» Given request:
Repeat the listing that follows, character for character, minus the pictures.

» Provided material:
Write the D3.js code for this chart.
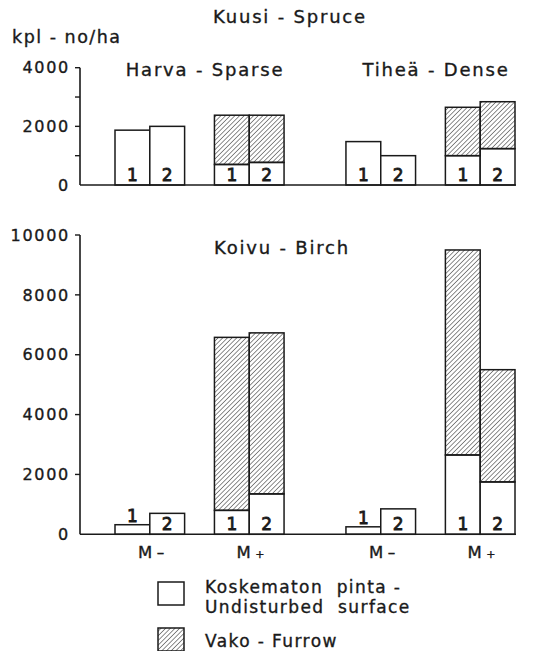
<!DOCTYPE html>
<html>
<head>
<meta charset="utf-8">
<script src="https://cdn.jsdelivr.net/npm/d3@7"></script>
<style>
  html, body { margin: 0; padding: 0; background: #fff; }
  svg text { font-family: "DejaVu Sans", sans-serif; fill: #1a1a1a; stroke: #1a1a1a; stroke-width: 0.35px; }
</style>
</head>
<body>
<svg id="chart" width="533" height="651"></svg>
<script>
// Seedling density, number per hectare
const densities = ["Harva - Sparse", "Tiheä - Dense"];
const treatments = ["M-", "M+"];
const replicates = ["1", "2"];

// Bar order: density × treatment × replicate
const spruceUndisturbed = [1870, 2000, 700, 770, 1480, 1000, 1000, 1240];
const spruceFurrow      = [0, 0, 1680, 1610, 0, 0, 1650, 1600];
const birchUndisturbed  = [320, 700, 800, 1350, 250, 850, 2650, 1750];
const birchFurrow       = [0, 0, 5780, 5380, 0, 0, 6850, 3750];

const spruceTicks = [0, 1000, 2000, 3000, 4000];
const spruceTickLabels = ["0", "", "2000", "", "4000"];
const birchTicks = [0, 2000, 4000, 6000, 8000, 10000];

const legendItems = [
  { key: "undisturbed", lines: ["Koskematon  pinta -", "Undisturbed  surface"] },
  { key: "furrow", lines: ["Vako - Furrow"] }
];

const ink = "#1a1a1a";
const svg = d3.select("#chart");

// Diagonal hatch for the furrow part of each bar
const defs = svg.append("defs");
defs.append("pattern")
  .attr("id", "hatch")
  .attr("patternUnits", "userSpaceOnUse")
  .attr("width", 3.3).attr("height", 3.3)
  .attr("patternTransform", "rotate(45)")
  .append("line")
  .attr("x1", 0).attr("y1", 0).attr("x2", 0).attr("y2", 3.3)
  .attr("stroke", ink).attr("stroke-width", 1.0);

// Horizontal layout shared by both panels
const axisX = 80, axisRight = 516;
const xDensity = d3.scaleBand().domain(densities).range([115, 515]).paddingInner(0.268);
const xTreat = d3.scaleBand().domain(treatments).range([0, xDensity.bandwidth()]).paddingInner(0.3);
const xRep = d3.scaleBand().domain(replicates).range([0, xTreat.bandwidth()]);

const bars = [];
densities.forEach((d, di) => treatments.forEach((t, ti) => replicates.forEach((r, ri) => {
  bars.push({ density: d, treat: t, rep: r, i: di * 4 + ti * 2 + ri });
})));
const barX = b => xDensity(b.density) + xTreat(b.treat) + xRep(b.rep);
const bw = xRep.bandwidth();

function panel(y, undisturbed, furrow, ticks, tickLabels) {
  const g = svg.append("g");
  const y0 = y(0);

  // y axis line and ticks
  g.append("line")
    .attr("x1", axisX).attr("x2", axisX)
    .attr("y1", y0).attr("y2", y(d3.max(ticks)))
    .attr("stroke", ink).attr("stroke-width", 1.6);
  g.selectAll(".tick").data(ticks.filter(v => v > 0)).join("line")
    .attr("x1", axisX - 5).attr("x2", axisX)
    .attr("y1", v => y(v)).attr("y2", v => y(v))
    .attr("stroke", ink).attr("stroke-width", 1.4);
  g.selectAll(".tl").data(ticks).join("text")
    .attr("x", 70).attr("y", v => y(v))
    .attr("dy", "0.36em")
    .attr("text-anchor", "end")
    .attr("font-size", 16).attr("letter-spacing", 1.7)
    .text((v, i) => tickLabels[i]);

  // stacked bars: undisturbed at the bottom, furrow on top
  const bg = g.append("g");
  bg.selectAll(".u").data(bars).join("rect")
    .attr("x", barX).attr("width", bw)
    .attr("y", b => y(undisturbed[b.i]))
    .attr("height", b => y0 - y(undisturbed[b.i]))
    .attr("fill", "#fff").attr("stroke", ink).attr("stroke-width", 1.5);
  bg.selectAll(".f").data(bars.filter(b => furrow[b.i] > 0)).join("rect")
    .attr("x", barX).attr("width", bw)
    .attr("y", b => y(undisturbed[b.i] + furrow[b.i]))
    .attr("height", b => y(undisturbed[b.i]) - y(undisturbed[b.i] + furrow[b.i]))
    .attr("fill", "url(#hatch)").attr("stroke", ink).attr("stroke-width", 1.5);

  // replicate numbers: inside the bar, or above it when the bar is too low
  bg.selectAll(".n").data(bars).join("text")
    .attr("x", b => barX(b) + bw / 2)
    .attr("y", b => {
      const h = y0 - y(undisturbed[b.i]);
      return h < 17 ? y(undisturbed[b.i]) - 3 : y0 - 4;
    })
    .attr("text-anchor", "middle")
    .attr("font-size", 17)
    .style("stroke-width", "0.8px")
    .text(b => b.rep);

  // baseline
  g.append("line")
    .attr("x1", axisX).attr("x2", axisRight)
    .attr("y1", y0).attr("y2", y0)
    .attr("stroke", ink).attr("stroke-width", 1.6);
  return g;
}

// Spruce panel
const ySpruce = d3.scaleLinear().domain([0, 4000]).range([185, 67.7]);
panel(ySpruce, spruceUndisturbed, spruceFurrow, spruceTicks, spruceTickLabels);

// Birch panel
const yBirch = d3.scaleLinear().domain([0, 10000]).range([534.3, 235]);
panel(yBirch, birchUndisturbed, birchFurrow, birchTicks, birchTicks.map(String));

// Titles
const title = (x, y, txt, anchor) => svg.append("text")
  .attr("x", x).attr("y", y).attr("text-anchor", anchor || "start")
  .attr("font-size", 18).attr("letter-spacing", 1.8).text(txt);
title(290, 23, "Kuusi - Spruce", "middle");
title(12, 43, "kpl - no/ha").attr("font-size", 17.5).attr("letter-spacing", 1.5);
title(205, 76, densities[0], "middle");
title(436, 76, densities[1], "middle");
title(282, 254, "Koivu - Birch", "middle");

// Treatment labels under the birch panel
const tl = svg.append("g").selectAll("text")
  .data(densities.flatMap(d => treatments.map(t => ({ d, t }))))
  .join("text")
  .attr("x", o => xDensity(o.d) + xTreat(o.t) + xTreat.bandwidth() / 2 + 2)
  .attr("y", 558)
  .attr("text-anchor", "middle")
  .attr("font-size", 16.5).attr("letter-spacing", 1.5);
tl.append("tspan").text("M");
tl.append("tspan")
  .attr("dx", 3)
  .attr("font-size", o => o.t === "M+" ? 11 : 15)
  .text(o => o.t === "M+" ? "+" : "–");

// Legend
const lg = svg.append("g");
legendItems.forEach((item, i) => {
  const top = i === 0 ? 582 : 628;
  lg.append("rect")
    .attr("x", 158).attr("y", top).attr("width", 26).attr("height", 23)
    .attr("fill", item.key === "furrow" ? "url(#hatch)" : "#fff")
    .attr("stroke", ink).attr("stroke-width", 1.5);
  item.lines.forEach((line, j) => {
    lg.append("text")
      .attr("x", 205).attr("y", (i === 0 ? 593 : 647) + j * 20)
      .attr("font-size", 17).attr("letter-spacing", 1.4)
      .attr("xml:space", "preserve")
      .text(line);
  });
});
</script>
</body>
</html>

» Result for this task:
Write the D3.js code for this chart.
<!DOCTYPE html>
<html>
<head>
<meta charset="utf-8">
<script src="https://cdn.jsdelivr.net/npm/d3@7"></script>
<style>
  html, body { margin: 0; padding: 0; background: #fff; }
  svg text { font-family: "DejaVu Sans", sans-serif; fill: #1a1a1a; stroke: #1a1a1a; stroke-width: 0.35px; }
</style>
</head>
<body>
<svg id="chart" width="533" height="651"></svg>
<script>
// Seedling density, number per hectare
const densities = ["Harva - Sparse", "Tiheä - Dense"];
const treatments = ["M-", "M+"];
const replicates = ["1", "2"];

// Bar order: density × treatment × replicate
const spruceUndisturbed = [1870, 2000, 700, 770, 1480, 1000, 1000, 1240];
const spruceFurrow      = [0, 0, 1680, 1610, 0, 0, 1650, 1600];
const birchUndisturbed  = [320, 700, 800, 1350, 250, 850, 2650, 1750];
const birchFurrow       = [0, 0, 5780, 5380, 0, 0, 6850, 3750];

const spruceTicks = [0, 1000, 2000, 3000, 4000];
const spruceTickLabels = ["0", "", "2000", "", "4000"];
const birchTicks = [0, 2000, 4000, 6000, 8000, 10000];

const legendItems = [
  { key: "undisturbed", lines: ["Koskematon  pinta -", "Undisturbed  surface"] },
  { key: "furrow", lines: ["Vako - Furrow"] }
];

const ink = "#1a1a1a";
const svg = d3.select("#chart");

// Diagonal hatch for the furrow part of each bar
const defs = svg.append("defs");
defs.append("pattern")
  .attr("id", "hatch")
  .attr("patternUnits", "userSpaceOnUse")
  .attr("width", 3.3).attr("height", 3.3)
  .attr("patternTransform", "rotate(45)")
  .append("line")
  .attr("x1", 0).attr("y1", 0).attr("x2", 0).attr("y2", 3.3)
  .attr("stroke", ink).attr("stroke-width", 1.0);

// Horizontal layout shared by both panels
const axisX = 80, axisRight = 516;
const xDensity = d3.scaleBand().domain(densities).range([115, 515]).paddingInner(0.268);
const xTreat = d3.scaleBand().domain(treatments).range([0, xDensity.bandwidth()]).paddingInner(0.3);
const xRep = d3.scaleBand().domain(replicates).range([0, xTreat.bandwidth()]);

const bars = [];
densities.forEach((d, di) => treatments.forEach((t, ti) => replicates.forEach((r, ri) => {
  bars.push({ density: d, treat: t, rep: r, i: di * 4 + ti * 2 + ri });
})));
const barX = b => xDensity(b.density) + xTreat(b.treat) + xRep(b.rep);
const bw = xRep.bandwidth();

function panel(y, undisturbed, furrow, ticks, tickLabels) {
  const g = svg.append("g");
  const y0 = y(0);

  // y axis line and ticks
  g.append("line")
    .attr("x1", axisX).attr("x2", axisX)
    .attr("y1", y0).attr("y2", y(d3.max(ticks)))
    .attr("stroke", ink).attr("stroke-width", 1.6);
  g.selectAll(".tick").data(ticks.filter(v => v > 0)).join("line")
    .attr("x1", axisX - 5).attr("x2", axisX)
    .attr("y1", v => y(v)).attr("y2", v => y(v))
    .attr("stroke", ink).attr("stroke-width", 1.4);
  g.selectAll(".tl").data(ticks).join("text")
    .attr("x", 70).attr("y", v => y(v))
    .attr("dy", "0.36em")
    .attr("text-anchor", "end")
    .attr("font-size", 16).attr("letter-spacing", 1.7)
    .text((v, i) => tickLabels[i]);

  // stacked bars: undisturbed at the bottom, furrow on top
  const bg = g.append("g");
  bg.selectAll(".u").data(bars).join("rect")
    .attr("x", barX).attr("width", bw)
    .attr("y", b => y(undisturbed[b.i]))
    .attr("height", b => y0 - y(undisturbed[b.i]))
    .attr("fill", "#fff").attr("stroke", ink).attr("stroke-width", 1.5);
  bg.selectAll(".f").data(bars.filter(b => furrow[b.i] > 0)).join("rect")
    .attr("x", barX).attr("width", bw)
    .attr("y", b => y(undisturbed[b.i] + furrow[b.i]))
    .attr("height", b => y(undisturbed[b.i]) - y(undisturbed[b.i] + furrow[b.i]))
    .attr("fill", "url(#hatch)").attr("stroke", ink).attr("stroke-width", 1.5);

  // replicate numbers: inside the bar, or above it when the bar is too low
  bg.selectAll(".n").data(bars).join("text")
    .attr("x", b => barX(b) + bw / 2)
    .attr("y", b => {
      const h = y0 - y(undisturbed[b.i]);
      return h < 17 ? y(undisturbed[b.i]) - 3 : y0 - 4;
    })
    .attr("text-anchor", "middle")
    .attr("font-size", 17)
    .style("stroke-width", "0.8px")
    .text(b => b.rep);

  // baseline
  g.append("line")
    .attr("x1", axisX).attr("x2", axisRight)
    .attr("y1", y0).attr("y2", y0)
    .attr("stroke", ink).attr("stroke-width", 1.6);
  return g;
}

// Spruce panel
const ySpruce = d3.scaleLinear().domain([0, 4000]).range([185, 67.7]);
panel(ySpruce, spruceUndisturbed, spruceFurrow, spruceTicks, spruceTickLabels);

// Birch panel
const yBirch = d3.scaleLinear().domain([0, 10000]).range([534.3, 235]);
panel(yBirch, birchUndisturbed, birchFurrow, birchTicks, birchTicks.map(String));

// Titles
const title = (x, y, txt, anchor) => svg.append("text")
  .attr("x", x).attr("y", y).attr("text-anchor", anchor || "start")
  .attr("font-size", 18).attr("letter-spacing", 1.8).text(txt);
title(290, 23, "Kuusi - Spruce", "middle");
title(12, 43, "kpl - no/ha").attr("font-size", 17.5).attr("letter-spacing", 1.5);
title(205, 76, densities[0], "middle");
title(436, 76, densities[1], "middle");
title(282, 254, "Koivu - Birch", "middle");

// Treatment labels under the birch panel
const tl = svg.append("g").selectAll("text")
  .data(densities.flatMap(d => treatments.map(t => ({ d, t }))))
  .join("text")
  .attr("x", o => xDensity(o.d) + xTreat(o.t) + xTreat.bandwidth() / 2 + 2)
  .attr("y", 558)
  .attr("text-anchor", "middle")
  .attr("font-size", 16.5).attr("letter-spacing", 1.5);
tl.append("tspan").text("M");
tl.append("tspan")
  .attr("dx", 3)
  .attr("font-size", o => o.t === "M+" ? 11 : 15)
  .text(o => o.t === "M+" ? "+" : "–");

// Legend
const lg = svg.append("g");
legendItems.forEach((item, i) => {
  const top = i === 0 ? 582 : 628;
  lg.append("rect")
    .attr("x", 158).attr("y", top).attr("width", 26).attr("height", 23)
    .attr("fill", item.key === "furrow" ? "url(#hatch)" : "#fff")
    .attr("stroke", ink).attr("stroke-width", 1.5);
  item.lines.forEach((line, j) => {
    lg.append("text")
      .attr("x", 205).attr("y", (i === 0 ? 593 : 647) + j * 20)
      .attr("font-size", 17).attr("letter-spacing", 1.4)
      .attr("xml:space", "preserve")
      .text(line);
  });
});
</script>
</body>
</html>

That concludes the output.